The proposals were in response to an Empire State Development Corp. request for proposal to build on 43-acres of state owned land currently used for parking spaces at Belmont Park.

Islanders captain John Tavares gives Gov. Andrew Cuomo and Billy Joel custom jerseys to celebrate the team returning to Nassau County.
(Photo by Rebecca Klar)

Cuomo said “today is a win win win.”

It’s a win for the fans, because Belmont is easier to get to than Barclays center, he said. It was also announced that the LIRR will have service to Belmont all year round when the arena opens.

It’s a win for the team, he said, because it will increase attendance and passion.

And, he said, it’s a win for the community because the “big economic development initiative is going to utilize this great asset that has been underutilized for years now.”

But not all residents agree.

While many Islanders fans are happy to see the team return to Nassau, other residents are not pleased with the chosen project.

During the Tuesday night Floral Park board meeting, when it was anticipated the official announcement would follow the next morning, a resident told the board she felt like the village should be taking a stronger stand against development of the site.

She said that state Sen. Elaine Phillips outright supports the arena, “so if the village is not telling her they’re opposed to it then that to me is a support for it.”

State Sen. Elaine Phillips said in a statement on Tuesday that the “foundation has now been laid to make Belmont Park a reinvigorated economic engine for our region.”

During the press conference, state Senate majority leader Jon Flanagan, thanked his Republican colleague for her efforts in supporting the arena.

“[Phillips] has been extraordinarily responsive,” Flanagan said. “She’s new, she’s smart she’s tenacious, she’s responsive, she listens to her community.”

Mayor Dominick Longobardi said the village has had conversations with Phillips about the village’s concerns.

“I can’t tell people what to do but I will tell them what’s important to us given what may or may not happen in a situation,” Longobardi said. “We are dealing with New York State and you know better than anybody the governor is going to do whatever he wants to.”

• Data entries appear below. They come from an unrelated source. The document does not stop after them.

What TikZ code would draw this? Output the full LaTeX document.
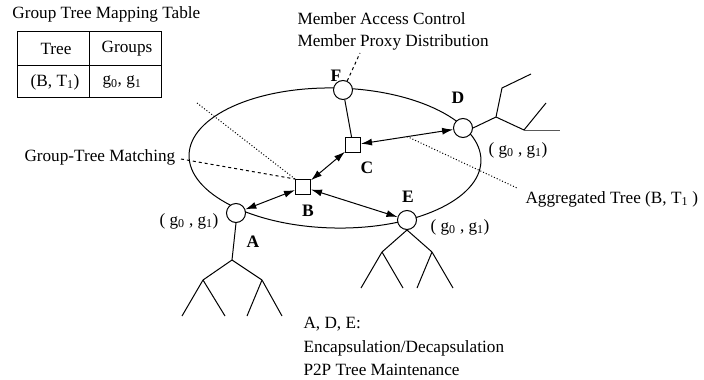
\documentclass[tikz,border=0pt]{standalone}
\usepackage{fontspec}
\setmainfont{Liberation Serif}
\usetikzlibrary{arrows.meta,calc}
\begin{document}
\begin{tikzpicture}[x=1pt,y=-1pt, line width=1pt,
 peer/.style={circle,draw,fill=white,minimum size=19pt,inner sep=0pt},
 hub/.style={rectangle,draw,fill=white,minimum size=15pt,inner sep=0pt},
 lbl/.style={font=\fontsize{17.5}{20}\selectfont\bfseries, inner sep=0pt},
 txt/.style={font=\fontsize{17.2}{22}\selectfont, inner sep=0pt},
 biarrow/.style={{Latex[length=11pt,width=7pt]}-{Latex[length=11pt,width=7pt]}},
 branch/.style={line width=1pt},
 ]
\useasboundingbox (0,0) rectangle (704,380);

% title and table
\node[txt, anchor=base west] (title) at (12,18) {Group Tree Mapping Table};
\draw (17,31) rectangle (161,97);
\draw (17,65) -- (161,65);
\draw (89,31) -- (89,97);
\node[txt] (th1) at (56,49) {Tree};
\node[txt] (th2) at (127,49) {Groups};
\node[txt] (tc1) at (55,82) {(B, T\textsubscript{1})};
\node[txt] (tc2) at (122,82) {g\textsubscript{0}, g\textsubscript{1}};

% ring
\draw[rotate around={-1.2:(335,158)}] (335,158) ellipse [x radius=146, y radius=70];

% nodes
\node[peer] (F) at (343,90) {};
\node[peer] (D) at (463,128) {};
\node[peer] (A) at (236,213) {};
\node[peer] (E) at (407,220) {};
\node[hub] (B) at (303,187) {};
\node[hub] (C) at (353,145) {};

\node[lbl] (lF) at (336,76) {F};
\node[lbl] (lD) at (458,98) {D};
\node[lbl] (lC) at (367,168) {C};
\node[lbl] (lB) at (308,211) {B};
\node[lbl] (lE) at (408,197) {E};
\node[lbl] (lA) at (253,242) {A};

% connectors
\draw (F) -- (C);
\draw[biarrow] (C) -- (D);
\draw[biarrow] (B) -- (C);
\draw[biarrow] (A) -- (B);
\draw[biarrow] (B) -- (E);

% group labels
\node[txt] (gA) at (189,221) {( g\textsubscript{0} , g\textsubscript{1})};
\node[txt] (gD) at (518,150) {( g\textsubscript{0} , g\textsubscript{1})};
\node[txt] (gE) at (460,227) {( g\textsubscript{0} , g\textsubscript{1})};

% annotation texts
\node[txt, anchor=base west] (mac) at (297,24) {Member Access Control};
\node[txt, anchor=base west] (mpd) at (297,46) {Member Proxy Distribution};
\node[txt, anchor=base west] (gtm) at (24,161) {Group-Tree Matching};
\node[txt, anchor=base west] (agg) at (525,203) {Aggregated Tree (B, T\textsubscript{1} )};
\node[txt, anchor=base west] (ade1) at (303,328) {A, D, E:};
\node[txt, anchor=base west] (ade2) at (303,352) {Encapsulation/Decapsulation};
\node[txt, anchor=base west] (ade3) at (303,375) {P2P Tree Maintenance};

% annotation leaders
\coordinate (fl) at (360,53);
\draw[dashed] (F.65) -- (fl);
\coordinate (gl) at (181,159);
\draw[dashed] (gl) -- (B.north west);
\coordinate (dl) at (197,103);
\draw[dotted] (dl) -- (B.north west);
\coordinate (cd) at ($(C.east)!0.5!(D.west)$);
\coordinate (al) at (517,188);
\draw[dotted] (cd) -- (al);

% tree under A
\coordinate (a0) at (232,260);
\coordinate (a1) at (203,280);
\coordinate (a2) at (262,280);
\draw[branch] (A.south) -- (a0);
\draw[branch] (a0) -- (a1) (a0) -- (a2);
\draw[branch] (a1) -- (182,316) (a1) -- (225,316);
\draw[branch] (a2) -- (247,316) (a2) -- (282,316);

% tree under E
\coordinate (e1) at (382,252);
\coordinate (e2) at (432,252);
\draw[branch] (E.south) -- (e1) (E.south) -- (e2);
\draw[branch] (e1) -- (361,288) (e1) -- (403,288);
\draw[branch] (e2) -- (417,288) (e2) -- (453,288);

% tree at D
\coordinate (d0) at (496,117);
\coordinate (d1) at (502,88);
\coordinate (d2) at (524,130);
\draw[branch] (D.east) -- (d0);
\draw[branch] (d0) -- (d1) -- (531,74);
\draw[branch] (d0) -- (d2) -- (546,103);
\draw[branch, black!65] (d2) -- (560,130);
\end{tikzpicture}
\end{document}
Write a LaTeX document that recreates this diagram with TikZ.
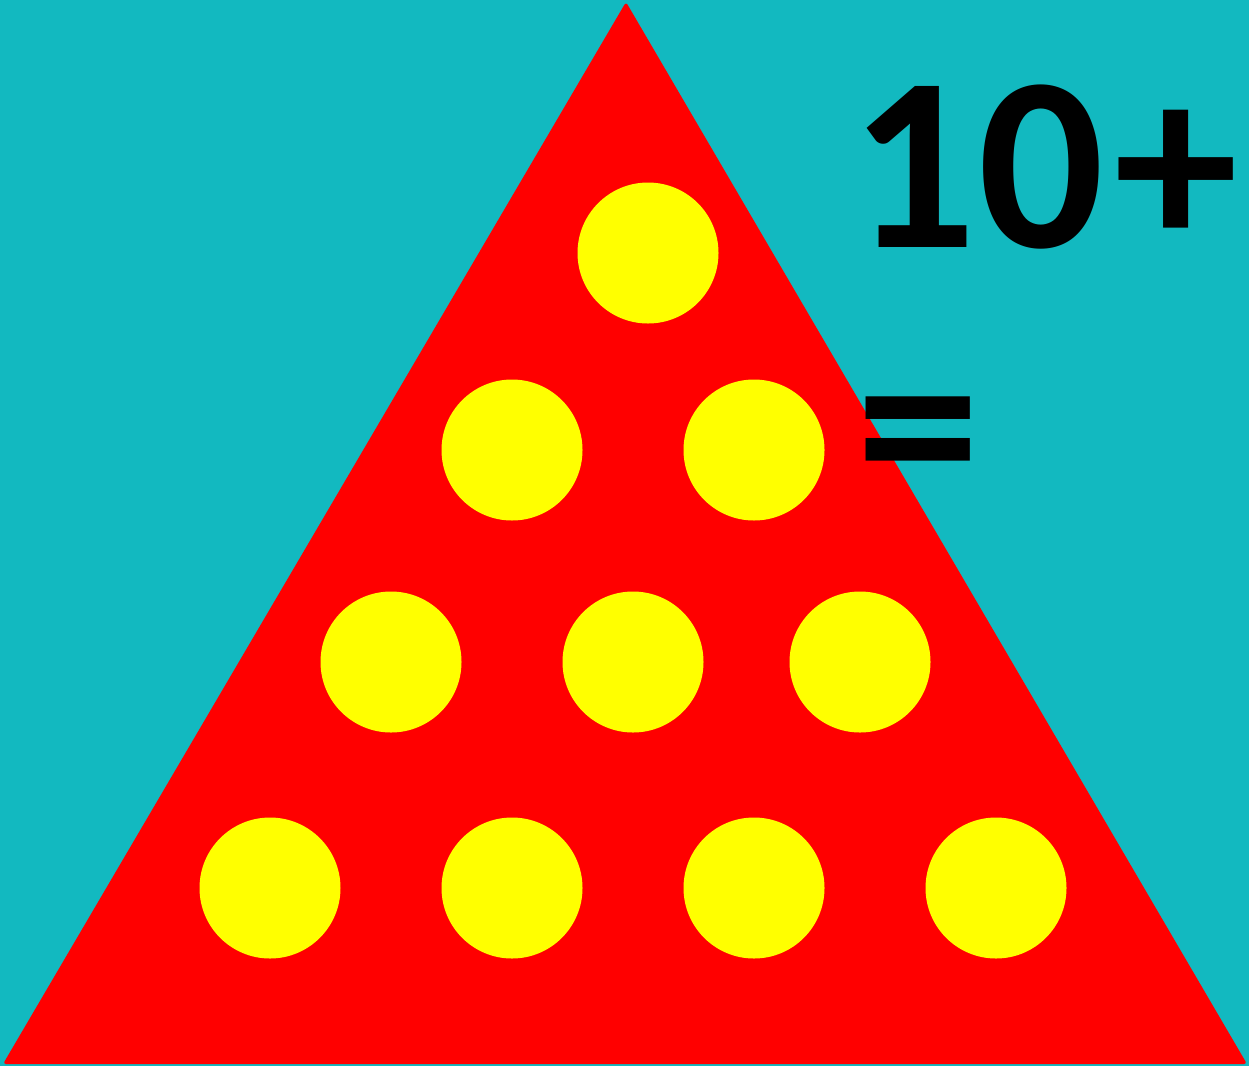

Deputy Mayor Kevin Fitzgerald said the village submitted a letter to the Empire State Development Corp. before the Dec. 12 listening session, but due to time constraints a vast majority of the questions remain unanswered.

“As elected representatives of Floral Park we need to be ensured that all of our residents concerns be heard and they deserve answers to these questions,” Fitzgerald said.

Fitzgerald said the board again respectively asks that the Islanders’ management and the NHL meet with the board to address concerns.

Longobardi said he personally doesn’t want the arena at Belmont, but said the board is going to obtain all the facts and study the decision as much as it can. He said he encourages residents to do the same.

Some Elmont residents are even planning to take legal action, according to Aubrey Phillips, an Elmont resident and vice president of the Parkhurst Civic Association.

“We have been consistently voicing our concern about placing the thumb on the scale when it comes to these proposals,” Phillips said. “It seems to us that ESD has once again placed its thumb on a scale but in an egregious fashion.”

Phillips said the Empire State Development Corp. broke with their own rules. The development corporation is supposed to have a community advisory board, but no such group was put together to hear residents concerns, Phillips said.

But that’s not to say Empire State Development Corp. isn’t aware of the community’s opinion on the arena plans.

Patrick Dowd, a Bay Shore resident, joins Islanders’ fans in celebrating the team’s return to Nassau County.
(Photo by Rebecca Klar)

Before the public hearing, a couple dozen residents protested outside.

Tammie Williams, an Elmont resident and community organizer, previously told Blank Slate Media that a sports venue won’t benefit the community.

“They don’t bring sustainable jobs,” Williams said. “We do not pay our mortgages on selling hot dogs and beer.”

Aubrey Phillips said in spite of community members outlining what type of development they want to see at Belmont, the Empire State Development Corp. has ignored the community’s wishes.

Jon Ledecky, Islanders owner, said he pledged to “make every effort to continue the further success of Belmont Park and the Elmont community.”

“On a personal note, growing up in Queens I can’t be more excited that the New York Islanders will have an address here in the 11003 zip code Elmont, New York,” Ledecky said.

Ultimately, though, Wednesday’s announcement was for the fans, he said.

“You’ve been passionate supporters of the team both on and off the ice,” Ledecky said. “Today is a huge day for this franchise and you deserve it more than anyone else. Thank you for your support.”